#### Entries with chart source code
****

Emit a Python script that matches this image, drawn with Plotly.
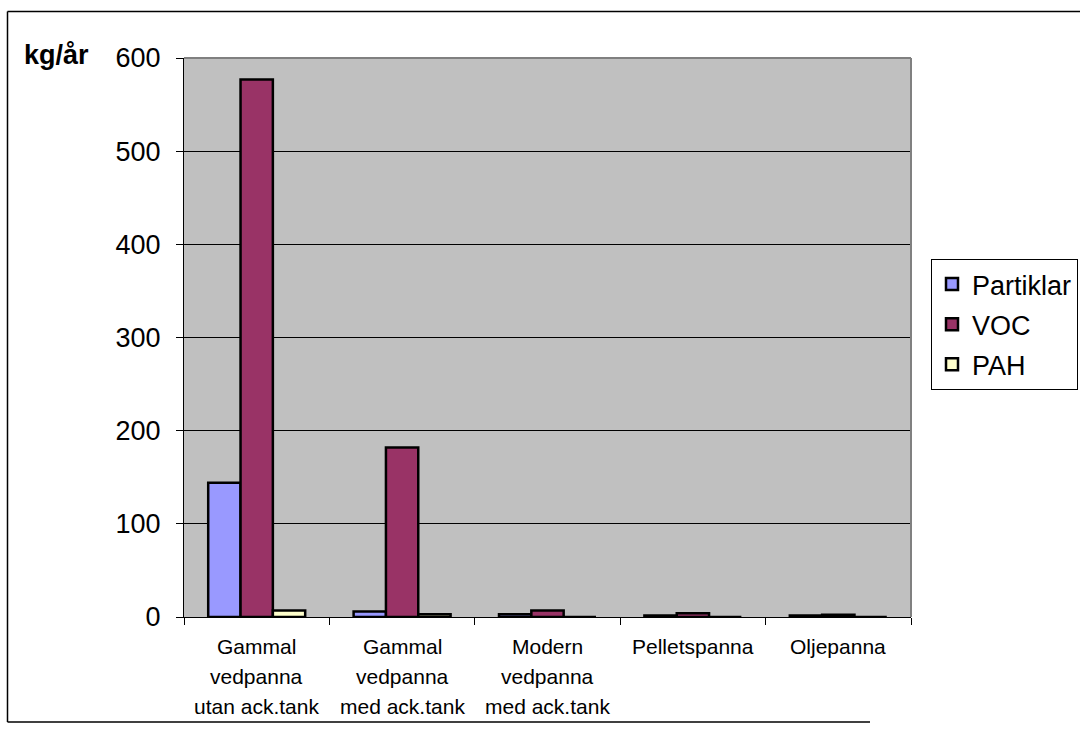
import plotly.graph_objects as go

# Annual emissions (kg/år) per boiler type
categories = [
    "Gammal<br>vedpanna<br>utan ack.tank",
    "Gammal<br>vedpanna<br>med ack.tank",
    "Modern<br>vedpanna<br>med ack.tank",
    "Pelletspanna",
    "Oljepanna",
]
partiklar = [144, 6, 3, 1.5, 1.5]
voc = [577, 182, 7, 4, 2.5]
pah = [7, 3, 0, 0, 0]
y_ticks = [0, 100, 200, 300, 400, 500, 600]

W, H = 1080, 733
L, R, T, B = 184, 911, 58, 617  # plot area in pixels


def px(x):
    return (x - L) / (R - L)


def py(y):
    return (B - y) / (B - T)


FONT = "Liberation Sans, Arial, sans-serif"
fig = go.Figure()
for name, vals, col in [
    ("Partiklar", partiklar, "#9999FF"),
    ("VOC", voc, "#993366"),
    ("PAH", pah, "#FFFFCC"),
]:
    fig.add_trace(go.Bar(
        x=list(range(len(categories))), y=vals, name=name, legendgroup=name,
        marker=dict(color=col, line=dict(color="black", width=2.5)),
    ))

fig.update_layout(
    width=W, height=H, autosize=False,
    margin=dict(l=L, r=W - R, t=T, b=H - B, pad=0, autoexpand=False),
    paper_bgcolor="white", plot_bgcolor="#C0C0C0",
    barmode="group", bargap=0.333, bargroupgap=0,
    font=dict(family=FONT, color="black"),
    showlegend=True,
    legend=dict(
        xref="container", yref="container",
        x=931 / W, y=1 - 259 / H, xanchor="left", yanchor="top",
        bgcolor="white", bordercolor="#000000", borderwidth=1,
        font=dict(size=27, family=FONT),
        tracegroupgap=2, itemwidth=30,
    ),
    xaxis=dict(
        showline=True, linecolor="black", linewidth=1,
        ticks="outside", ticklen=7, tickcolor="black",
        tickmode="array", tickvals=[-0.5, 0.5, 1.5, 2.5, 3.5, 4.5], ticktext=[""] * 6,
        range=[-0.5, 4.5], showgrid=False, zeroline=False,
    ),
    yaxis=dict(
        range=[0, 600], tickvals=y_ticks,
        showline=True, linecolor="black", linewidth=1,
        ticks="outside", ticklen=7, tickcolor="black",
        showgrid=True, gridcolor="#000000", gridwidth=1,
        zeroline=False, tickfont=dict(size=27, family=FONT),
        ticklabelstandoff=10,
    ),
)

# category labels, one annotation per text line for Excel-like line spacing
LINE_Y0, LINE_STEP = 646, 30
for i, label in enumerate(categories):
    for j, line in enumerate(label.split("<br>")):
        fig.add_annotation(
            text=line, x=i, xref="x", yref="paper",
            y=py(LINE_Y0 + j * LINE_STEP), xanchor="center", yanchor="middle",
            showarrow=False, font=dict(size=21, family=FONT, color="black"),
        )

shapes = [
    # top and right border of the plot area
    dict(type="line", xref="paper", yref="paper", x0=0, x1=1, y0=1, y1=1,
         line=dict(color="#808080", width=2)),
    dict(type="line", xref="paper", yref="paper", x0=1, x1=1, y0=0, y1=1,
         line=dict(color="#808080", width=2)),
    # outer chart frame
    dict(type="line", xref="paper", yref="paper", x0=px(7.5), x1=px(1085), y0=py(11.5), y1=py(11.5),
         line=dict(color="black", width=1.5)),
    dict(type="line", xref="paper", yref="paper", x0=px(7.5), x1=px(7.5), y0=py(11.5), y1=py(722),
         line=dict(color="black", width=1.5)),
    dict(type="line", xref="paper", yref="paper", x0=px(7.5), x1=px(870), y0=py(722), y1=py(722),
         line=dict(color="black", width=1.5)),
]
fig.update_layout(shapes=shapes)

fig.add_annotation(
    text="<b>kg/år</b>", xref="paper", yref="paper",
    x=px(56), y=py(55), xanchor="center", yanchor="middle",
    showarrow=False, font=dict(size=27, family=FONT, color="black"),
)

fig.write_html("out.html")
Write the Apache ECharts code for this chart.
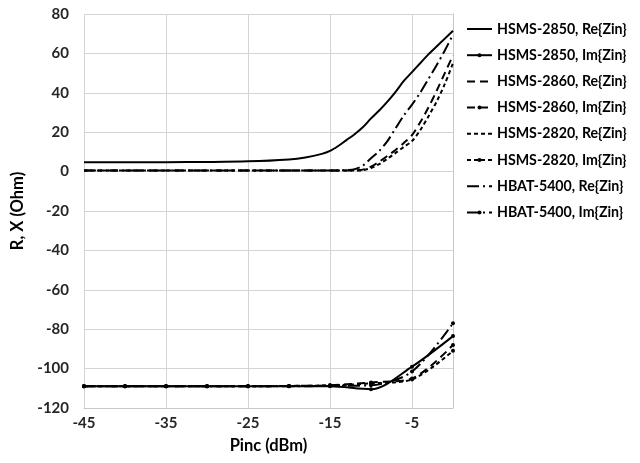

****

#### What you are asked to do
All of the records above must be copied exactly, except for the pictures.

#### Problem solution
Emit a Python script that matches this image, drawn with Plotly.
import plotly.graph_objects as go

# Annual emissions (kg/år) per boiler type
categories = [
    "Gammal<br>vedpanna<br>utan ack.tank",
    "Gammal<br>vedpanna<br>med ack.tank",
    "Modern<br>vedpanna<br>med ack.tank",
    "Pelletspanna",
    "Oljepanna",
]
partiklar = [144, 6, 3, 1.5, 1.5]
voc = [577, 182, 7, 4, 2.5]
pah = [7, 3, 0, 0, 0]
y_ticks = [0, 100, 200, 300, 400, 500, 600]

W, H = 1080, 733
L, R, T, B = 184, 911, 58, 617  # plot area in pixels


def px(x):
    return (x - L) / (R - L)


def py(y):
    return (B - y) / (B - T)


FONT = "Liberation Sans, Arial, sans-serif"
fig = go.Figure()
for name, vals, col in [
    ("Partiklar", partiklar, "#9999FF"),
    ("VOC", voc, "#993366"),
    ("PAH", pah, "#FFFFCC"),
]:
    fig.add_trace(go.Bar(
        x=list(range(len(categories))), y=vals, name=name, legendgroup=name,
        marker=dict(color=col, line=dict(color="black", width=2.5)),
    ))

fig.update_layout(
    width=W, height=H, autosize=False,
    margin=dict(l=L, r=W - R, t=T, b=H - B, pad=0, autoexpand=False),
    paper_bgcolor="white", plot_bgcolor="#C0C0C0",
    barmode="group", bargap=0.333, bargroupgap=0,
    font=dict(family=FONT, color="black"),
    showlegend=True,
    legend=dict(
        xref="container", yref="container",
        x=931 / W, y=1 - 259 / H, xanchor="left", yanchor="top",
        bgcolor="white", bordercolor="#000000", borderwidth=1,
        font=dict(size=27, family=FONT),
        tracegroupgap=2, itemwidth=30,
    ),
    xaxis=dict(
        showline=True, linecolor="black", linewidth=1,
        ticks="outside", ticklen=7, tickcolor="black",
        tickmode="array", tickvals=[-0.5, 0.5, 1.5, 2.5, 3.5, 4.5], ticktext=[""] * 6,
        range=[-0.5, 4.5], showgrid=False, zeroline=False,
    ),
    yaxis=dict(
        range=[0, 600], tickvals=y_ticks,
        showline=True, linecolor="black", linewidth=1,
        ticks="outside", ticklen=7, tickcolor="black",
        showgrid=True, gridcolor="#000000", gridwidth=1,
        zeroline=False, tickfont=dict(size=27, family=FONT),
        ticklabelstandoff=10,
    ),
)

# category labels, one annotation per text line for Excel-like line spacing
LINE_Y0, LINE_STEP = 646, 30
for i, label in enumerate(categories):
    for j, line in enumerate(label.split("<br>")):
        fig.add_annotation(
            text=line, x=i, xref="x", yref="paper",
            y=py(LINE_Y0 + j * LINE_STEP), xanchor="center", yanchor="middle",
            showarrow=False, font=dict(size=21, family=FONT, color="black"),
        )

shapes = [
    # top and right border of the plot area
    dict(type="line", xref="paper", yref="paper", x0=0, x1=1, y0=1, y1=1,
         line=dict(color="#808080", width=2)),
    dict(type="line", xref="paper", yref="paper", x0=1, x1=1, y0=0, y1=1,
         line=dict(color="#808080", width=2)),
    # outer chart frame
    dict(type="line", xref="paper", yref="paper", x0=px(7.5), x1=px(1085), y0=py(11.5), y1=py(11.5),
         line=dict(color="black", width=1.5)),
    dict(type="line", xref="paper", yref="paper", x0=px(7.5), x1=px(7.5), y0=py(11.5), y1=py(722),
         line=dict(color="black", width=1.5)),
    dict(type="line", xref="paper", yref="paper", x0=px(7.5), x1=px(870), y0=py(722), y1=py(722),
         line=dict(color="black", width=1.5)),
]
fig.update_layout(shapes=shapes)

fig.add_annotation(
    text="<b>kg/år</b>", xref="paper", yref="paper",
    x=px(56), y=py(55), xanchor="center", yanchor="middle",
    showarrow=False, font=dict(size=27, family=FONT, color="black"),
)

fig.write_html("out.html")
Write the Apache ECharts code for this chart.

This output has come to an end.